Other types of recent ERISA cases are as follows:

ForUsAll, Inc. v. United States Department of Labor (decided on August 30, 2023 by the U.S. District Court for the District of Columbia):  This case arose from the DOL’s 2022 guidance on plan sponsors that include cryptocurrency in their 401(k) plan’s investment lineup. In that guidance, the DOL stated that it “cautions plan fiduciaries to exercise extreme care before they consider adding a cryptocurrency option to a 401(k) plan’s investment menu for plan participants.”

The plaintiff in this case provides administrative and other services for retirement plans. The plaintiff claimed that the DOL guidance affected the plaintiff adversely, by prompting retirement plans to back out of discussions about partnering with the plaintiff to provide plan participants with access to cryptocurrency investment options. The plaintiff sought a court order declaring that the DOL guidance was unlawful, vacating and setting it aside, and an injunction preventing the DOL from applying it in any manner.

The court ruled that “None of [the plaintiff’s] requested relief, however, appears likely to redress ForUsAll’s alleged injury because ForUsAll fails to show that these actions would cause the third-party fiduciaries to renew their discussions or enter into the contemplated partnerships. Nor is the [DOL guidance] final agency action subject to judicial review. For these two reasons, the Court grants the Department’s motion to dismiss” the case.

Su v. Virtual Matrix Corporation (complaint filed on August 30, 2023 in the U.S. District Court for the District of Minnesota):  The DOL filed this lawsuit after allegedly finding that the defendant plan sponsor and its CEO failed to remit $45,972 in employees’ contributions and $759 in participant loan repayments to the 401(k) plan at issue from April 1, 2021 to October 31, 2022. The DOL seeks a court order requiring the defendants to make the plan whole, permanently banning the defendants from serving as fiduciaries or service providers to any other ERISA-covered employee benefit plan, and removing them from the fiduciary positions they hold with the plan. 

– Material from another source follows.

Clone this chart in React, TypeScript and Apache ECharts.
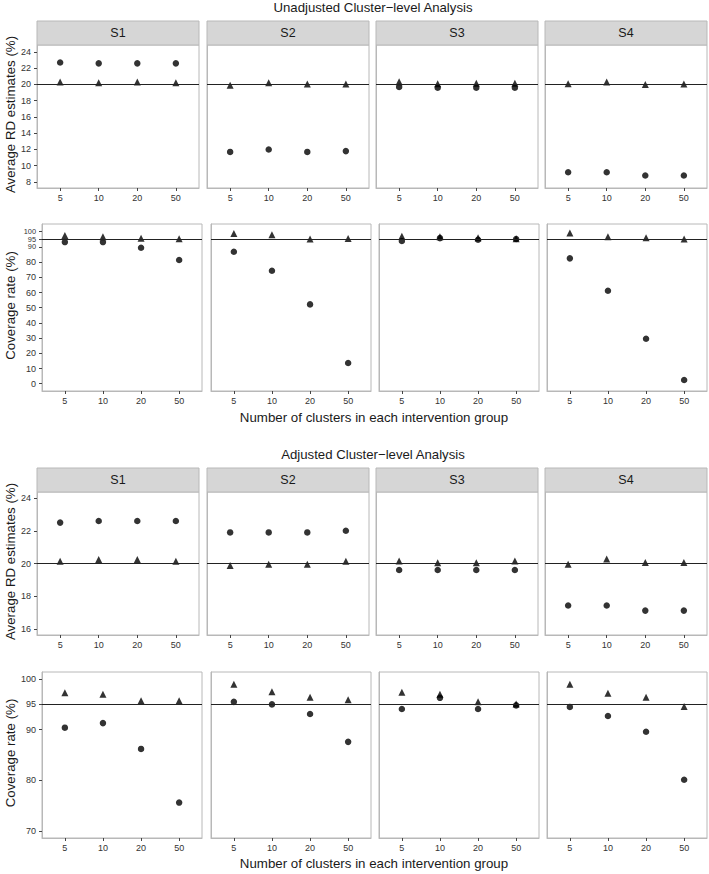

Parker v. Tenneco, Inc. (procedural ruling issued on August 21, 2023 by the U.S. District Court for the Eastern District of Michigan):  The plaintiffs filed this breach of fiduciary duty case on behalf of their employee retirement plans, and as a class action on behalf of themselves and persons who were or are participants in the plans. At this stage of the litigation, the court addressed the defendants’ motion to compel the plaintiffs to submit the dispute to arbitration.
The plan amendments at issue included a “Mandatory and Binding Arbitration Procedure,” which purported to preclude a claimant from bringing a covered claim in a representative capacity (the “Class Action Waiver”).

The court began its analysis by noting that “an arbitration agreement is not enforceable if it has the effect of altering, limiting, or precluding a party from pursuing her substantive rights or remedies under a federal statute.” Next the court noted that ERISA provides plan participants with the right to bring fiduciary breach lawsuits in a representative capacity on behalf of the plan as a whole. The court then ruled as follows:

  • “By restricting a participant’s remedy to individual actions to recover losses to their individual accounts, the Class Action Waiver prohibits the plan-wide remedies expressly provided by [ERISA]. The Class Action Waiver does this by (1) prohibiting participants from bringing suit in a representative capacity on behalf of the plan, and (2) limiting relief to losses attributable to individual participant accounts, as opposed to plan-wide remedies. These rights and remedies provided to plans under ERISA may not be taken away by agreement.”